[Review] Zombieland: Double Tap | campus.sg

A decade after the runaway success of the original Zombieland movie, the sequel – Double Tap – follows the wild comedic romp with equally surreal humour. The premise is basically about a group of people travelling across the USA, avoiding (and killing) zombies along the way.

In Double Tap, punchlines are set up, then knocked down in outlandish ways; obscure knowledge is sometimes required to react to the gags, but there will always be something for everyone, whether you took American History and therefore know who William Howard Taft is, or understand enough pop culture references to get the geekier references.

The characters develop directly from their roles in the original Zombieland, and are immediately recognizable – for the most part. Tallahassee (Woody Harrelson) continues to be a gag, masculine, and slightly insane character that is archetypical of American action-comedy films; Columbus (Jesse Eisenberg) and Wichita (Emma Stone) have settled into domesticity (or at least, what counts for domesticity in a post-apocalypse), although it does suit Columbus far more than it does Wichita. The greatest difference we see is Little Rock (Abigail Breslin), who has grown up and shows all the traits of a hormonal, impulsive teenager.

The settled domesticity between Columbus and Wichita, in particular, is a delight to watch. Being put into jeopardy by new characters, external factors, and Wichita’s own cynicism, watching the back-and-forth oscillation of the relationship as a whole is as heart-rending as it can be quietly hilarious. In fact, everyone manages to find some love by the end of the movie – at least for a good portion of the movie – and the simple happy ending expands upon the familial love that Columbus came to acknowledge in the original Zombieland, including enough new characters to make a more communal love.

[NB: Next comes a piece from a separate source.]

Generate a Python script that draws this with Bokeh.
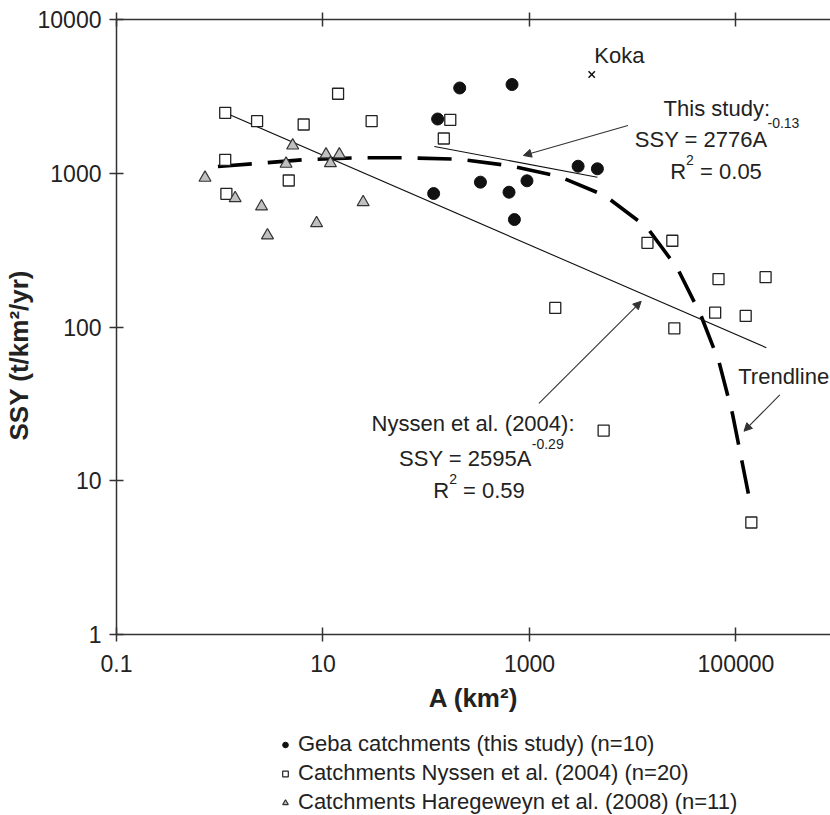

The action continues to delight in its gratuitous violence. We can roughly divide zombie media into two categories – the depressive, Hobbesian category which focuses on the destruction of society and the endless war for survival between humans in the new state of nature, and the absurdist category which revels in the surrealism that comes with a post-apocalyptic society, ridiculing our modern life in the process.

The mundaneity of modern life contrasts to the excessive violence being enacted on a day-to-day basis on zombies, and the surrealism of watching Tallahasse and Columbus casually kill zombies in a shopping mall, and celebrating Christmas while zombies line up outside the White House will give me a wry chuckle every time. It almost makes me want to pick up some of the most entertaining interactive zombie media out there (Dead Rising, anyone?) and have a go at splattering some melon-brains myself.

All in all, Zombieland: Double Tap is exactly what you would expect of an American action-comedy film. With the exceptions of a few set-ups with no punchlines, jokes were set up and knocked down with finesse. Gags were well-timed, sufficiently surreal to be funny without being confusing, and served only to enhance the absurdist atmosphere of the post-apocalyptic world that Zombieland builds.

The story is strong in its simplicity, because you didn’t come to watch this film for a winding story; you came to watch some zombie heads getting splattered onto the floor. It delivers with aplomb, with an extra large serving of Tallahassee’s dad jokes on top.